# New outboard Yamaha jet



## heathyoung (Oct 31, 2014)

First Yamaha jet. Man these things are quiet.


----------



## GARoughneck (Oct 31, 2014)

Great looking boat, congrats! What's the horsepower at the pump? Good looking truck too


----------



## heathyoung (Oct 31, 2014)

GARoughneck said:


> Great looking boat, congrats! What's the horsepower at the pump? Good looking truck too



It is a 115/80. Super strong. Still fine tuning. Thanks on the truck. I had a 12 model and was tired of having water up to the doors everytime I launched and loaded the boat. Don't have that problem anymore.


----------



## Keystone (Oct 31, 2014)

And a G3 to boot! Nice rig.


----------



## PA Delaware Fisher (Oct 31, 2014)

Good luck with the new motor and boat. Just so its out there GM is the way to go =D> ! Don't let anyone tell you different.


----------



## overboard (Nov 1, 2014)

Nice setup!


----------



## moelkhuntr (Nov 1, 2014)

Very nice setup.


----------



## heathyoung (Nov 1, 2014)

Thanks guys. Since the pic I have installed my Terrova 80 and my deckhand 40. I have both power poles and getting ready to instal. I have a question though. I can mount them thru the transom but I'm hesitate do to motor clearance. Has anyone used the adapter brackets that mount between the motor and the transom.
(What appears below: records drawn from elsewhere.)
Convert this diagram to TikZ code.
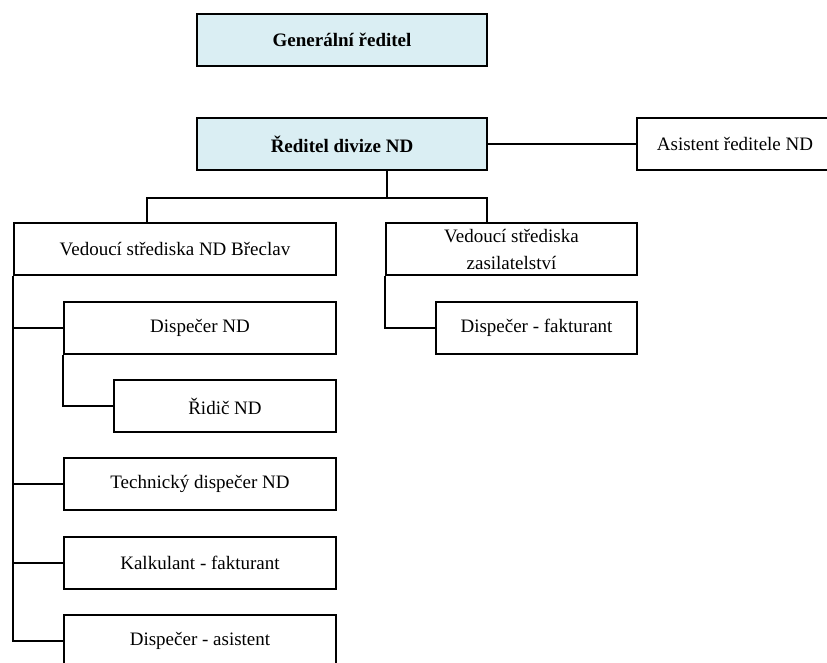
\documentclass[tikz,border=0pt]{standalone}
\usepackage{fontspec}
\setmainfont{Liberation Serif}
\definecolor{headblue}{HTML}{DAEEF3}
\begin{document}
\begin{tikzpicture}[x=1pt,y=-1pt, line width=2pt,
  box/.style={draw, rectangle, inner sep=0pt, align=center,
    font={\fontsize{19}{27}\selectfont}},
  head/.style={box, fill=headblue, font={\fontsize{19}{27}\selectfont\bfseries}}]
\useasboundingbox (0,0) rectangle (827,662);
\node[head, minimum width=290, minimum height=52] (gen) at (342,40){Generální ředitel};
\node[head, minimum width=290, minimum height=52] (red) at (342,144){Ředitel divize ND};
\node[box, minimum width=196, minimum height=52] (asist) at (735,144){Asistent ředitele ND};
\draw[](red) -- (asist);
\node[box, minimum width=322, minimum height=52] (vedND) at (175,249){Vedoucí střediska ND Břeclav};
\node[box, minimum width=251, minimum height=52] (vedZas) at (511.5,249){Vedoucí střediska\\zasilatelství};
\coordinate (busL) at (147,198);
\coordinate (busR) at (487,198);
\coordinate (busM) at (387,198);
\draw[](red.south -| busM) -- (busM);
\draw[](vedND.north -| busL) -- (busL) -- (busR) -- (vedZas.north -| busR);
\node[box, minimum width=201, minimum height=52] (dispFakt) at (536.5,328){Dispečer - fakturant};
\draw[](vedZas.south west) |- (dispFakt.west);
\node[box, minimum width=272, minimum height=52] (dispND) at (200,328){Dispečer ND};
\node[box, minimum width=222, minimum height=52] (ridic) at (225,406){Řidič ND};
\draw[](dispND.south west) |- (ridic.west);
\node[box, minimum width=272, minimum height=52] (tech) at (200,484){Technický dispečer ND};
\node[box, minimum width=272, minimum height=52] (kalk) at (200,563){Kalkulant - fakturant};
\node[box, minimum width=272, minimum height=52] (dispAsist) at (200,641){Dispečer - asistent};
\draw[](vedND.south west) |- (dispAsist.west);
\foreach \n in {dispND,tech,kalk}
  \draw[](vedND.south west |- \n.west) -- (\n.west);
\end{tikzpicture}
\end{document}
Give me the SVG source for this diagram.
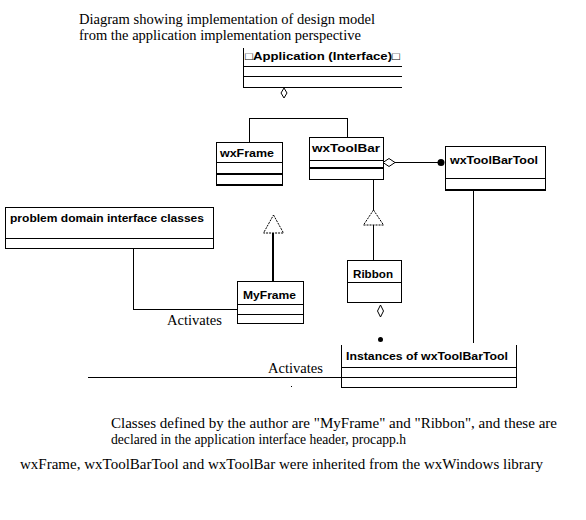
<svg xmlns="http://www.w3.org/2000/svg" width="586" height="520" viewBox="0 0 586 520">
<style>
.bx{fill:none;stroke:#000;stroke-width:1;shape-rendering:crispEdges}
.th{fill:none;stroke:#000;stroke-width:2;shape-rendering:crispEdges}
.ln{fill:none;stroke:#000;stroke-width:1;shape-rendering:crispEdges}
.cn{font-family:"Liberation Sans",Arial,sans-serif;font-weight:bold;font-size:11px;fill:#000}
.tx{font-family:"Liberation Serif","Times New Roman",serif;font-size:14.5px;fill:#000}
</style>
<rect width="586" height="520" fill="#fff"/>
<g id="title">
<text class="tx" x="79" y="24" textLength="296" lengthAdjust="spacingAndGlyphs">Diagram showing implementation of design model</text>
<text class="tx" x="79" y="40">from the application implementation perspective</text>
</g>
<g id="connectors">
<path class="ln" d="M249.5,142 V118.5 H347.5 V137"/>
<path class="ln" d="M395,162.5 H438"/>
<path d="M383,162.5 L389,158.5 L395,162.5 L389,166.5 Z" fill="#fff" stroke="#000" stroke-width="1"/>
<circle cx="441" cy="162.5" r="3.5" fill="#000"/>
<path class="ln" d="M373.5,180 V210"/>
<path d="M373.5,210 L383.5,225 L363.5,225 Z" fill="#fff" stroke="#000" stroke-width="1" stroke-dasharray="2,1"/>
<path class="ln" d="M373.5,225 V260"/>
<path class="th" d="M273,233 V281"/>
<path d="M273.5,215 L283.5,233 L263.5,233 Z" fill="#fff" stroke="#000" stroke-width="1" stroke-dasharray="2,1"/>
<path class="ln" d="M133.5,249 V309.5 H237"/>
<path class="ln" d="M473.5,190 V343"/>
<path class="ln" d="M88,377.5 H341"/>
<path d="M380.5,305 L383.5,311 L380.5,317 L377.5,311 Z" fill="#fff" stroke="#000" stroke-width="1"/>
<circle cx="380.5" cy="339.5" r="2.5" fill="#000"/>
<path d="M284,88 L287,93 L284,98 L281,93 Z" fill="#fff" stroke="#000" stroke-width="1"/>
<text class="tx" x="167" y="325" textLength="55" lengthAdjust="spacingAndGlyphs">Activates</text>
<text class="tx" x="268" y="373" textLength="55" lengthAdjust="spacingAndGlyphs">Activates</text>
<rect x="291" y="386" width="1" height="1" fill="#000"/>
</g>
<g id="application">
<path class="bx" d="M243.5,48 V87.5 H402 M243.5,66.5 H402 M243.5,76.5 H402"/>
<text class="cn" x="245" y="60" textLength="155" lengthAdjust="spacingAndGlyphs">□Application (Interface)□</text>
</g>
<g id="wxFrame">
<rect class="bx" x="216.5" y="142.5" width="66" height="42"/>
<path class="bx" d="M216.5,162.5 H282.5"/>
<path class="th" d="M216,174 H283 M216,185 H283"/>
<text class="cn" x="220" y="157" textLength="54" lengthAdjust="spacingAndGlyphs">wxFrame</text>
</g>
<g id="wxToolBar">
<rect class="bx" x="309.5" y="137.5" width="74" height="42"/>
<path class="bx" d="M309.5,160.5 H383.5"/>
<path class="th" d="M309,168 H384"/>
<text class="cn" x="312" y="152" textLength="68" lengthAdjust="spacingAndGlyphs">wxToolBar</text>
</g>
<g id="wxToolBarTool">
<rect class="bx" x="445.5" y="146.5" width="100" height="43"/>
<path class="bx" d="M445.5,178.5 H545.5"/>
<path class="th" d="M445,190 H546"/>
<text class="cn" x="450" y="164" textLength="88" lengthAdjust="spacingAndGlyphs">wxToolBarTool</text>
</g>
<g id="problemDomain">
<rect class="bx" x="5.5" y="207.5" width="208" height="41"/>
<path class="bx" d="M5.5,238.5 H213.5"/>
<text class="cn" x="10" y="222" textLength="194" lengthAdjust="spacingAndGlyphs">problem domain interface classes</text>
</g>
<g id="MyFrame">
<rect class="bx" x="237.5" y="281.5" width="66" height="42"/>
<path class="bx" d="M237.5,304.5 H303.5 M237.5,314.5 H303.5"/>
<text class="cn" x="243" y="299" textLength="53" lengthAdjust="spacingAndGlyphs">MyFrame</text>
</g>
<g id="Ribbon">
<rect class="bx" x="347.5" y="260.5" width="54" height="42"/>
<path class="bx" d="M347.5,282.5 H401.5"/>
<text class="cn" x="353" y="278" textLength="40" lengthAdjust="spacingAndGlyphs">Ribbon</text>
</g>
<g id="instances">
<path class="bx" d="M341.5,345 V387.5 H516.5 V345 M341.5,367.5 H516.5 M341.5,377.5 H516.5"/>
<text class="cn" x="346" y="360" textLength="162" lengthAdjust="spacingAndGlyphs">Instances of wxToolBarTool</text>
</g>
<g id="notes">
<text class="tx" x="111" y="428" textLength="446" lengthAdjust="spacingAndGlyphs">Classes defined by the author are "MyFrame" and "Ribbon", and these are</text>
<text class="tx" x="111" y="444" textLength="295" lengthAdjust="spacingAndGlyphs">declared in the application interface header, procapp.h</text>
<text class="tx" x="20" y="469" textLength="523" lengthAdjust="spacingAndGlyphs">wxFrame, wxToolBarTool and wxToolBar were inherited from the wxWindows library</text>
</g>
</svg>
I do not have a jack plate so that option is out. I'm just wondering how well they work. My last boat was an inboard aluminum jet so I didn't have this issue. Any help would be greatly appreciated.


----------



## River ski (Nov 3, 2014)

I have mounting brackets on mine . I had to mod them a little because I flipped them up side down due to high transom


----------



## heathyoung (Nov 4, 2014)

Thanks for the reply. I actually thought about that but I didn't want to pull the motor so I ended up drilling thru the hull and mounting as low as I could.


----------